Aquatic therapy is beneficial to many patients, especially those with arthritis, fibromyalgia and joint injuries. The buoyancy that results from the body being submerged in water supports the weight of the patient, reducing the force of stress placed on the joints. The viscosity of water also provides an excellent source of resistance that can be easily incorporated into an aquatic therapy exercise program, and the warmth of the water assists in relaxing the muscles and vasodilates vessels, increasing blood flow to injured areas.
Mountain Physical Therapy also has a unique form a treatment options for patients suffering from incontinence and lymphedema. The therapy used to help patients with incontinence is a combination of specific exercises to strengthen the pelvic floor, which is a group of muscles that is a major support system for abdominal and low back area. Many patients with weak pelvic floor also suffer from low back pain. Physical therapist Cherisse Sansone educates clients on diet and the irritants that the person may be eating or drinking that may be increasing their urinary incontinence.
Another form of therapy is lymphedema therapy. Lymphedema therapy is performed according to the patients needs. This involves a combination of lymphatic massage and bandaging to decrease the swollen area due to cancer treatment (radiation), surgery, injury, or it can be genetic. “Healing always depends on the injury and health of the person and sometimes, does this person want to get better. I hate to say it”, she remarks, “but some people have an emotional investment in being sick or disabled.” “We see our patients for usually, a one hour treatment, longer for lymphedema patients.” Sansone insists, “Be your biggest advocate for your health and wellbeing.”
“Physical therapy prior to an operation is strongly recommended,” said Avery. “It allows the patient to become familiar with the physical therapy staff and establish a good rapport prior to surgery, it gives the patient the opportunity to be educated on what to expect and how to best prepare the home environment, so that they will be more likely to come home immediately after the surgery.
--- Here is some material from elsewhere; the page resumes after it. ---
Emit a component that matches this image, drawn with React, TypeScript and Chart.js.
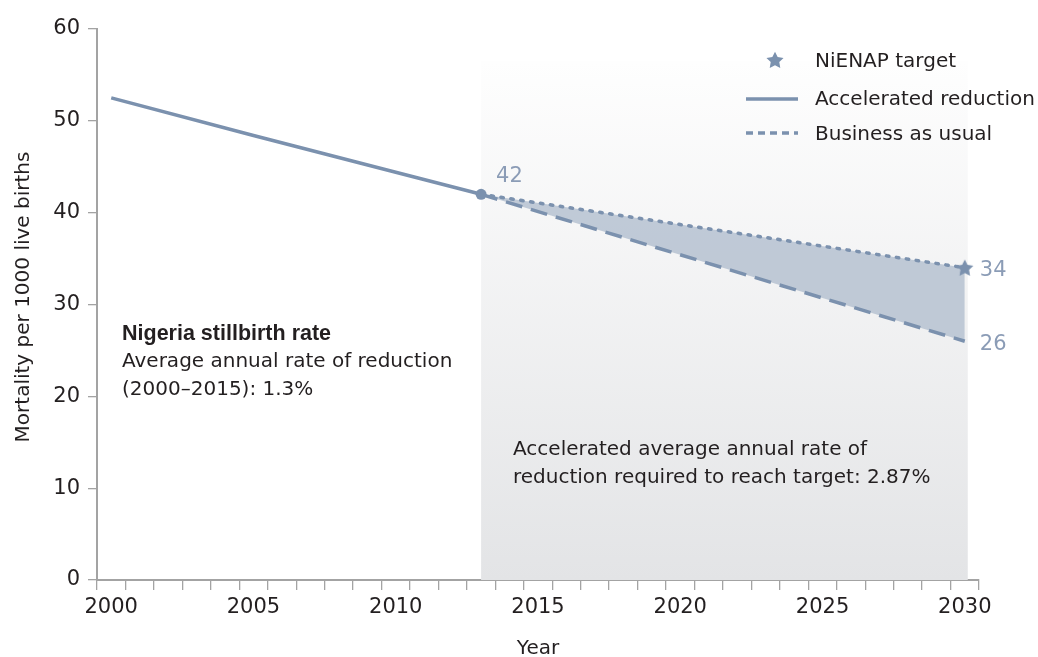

And most importantly it has been proven to improve patient outcome post surgically.”
Many surgeons are now recommending completing physical therapy prior to surgery and will write a referral if one is needed.
“There are other surgeons who do not readily advocate for physical therapy; thus, that is when being an advocate for yourself comes into play,: said Avery. “As a patient you have a right to request physical therapy prior to surgery or any time you feel that you need help regaining or maintaining your function. Simply asking your surgeon or even your primary care provider to help get a physical therapy appointment set up is all that is needed.” For those who have private insurance such as Blue Cross, United Health Care, Aetna, etc., referrals for PT are not required. Medicare and Medicaid do require a referral but most doctors will give a patient a referral just by asking for one.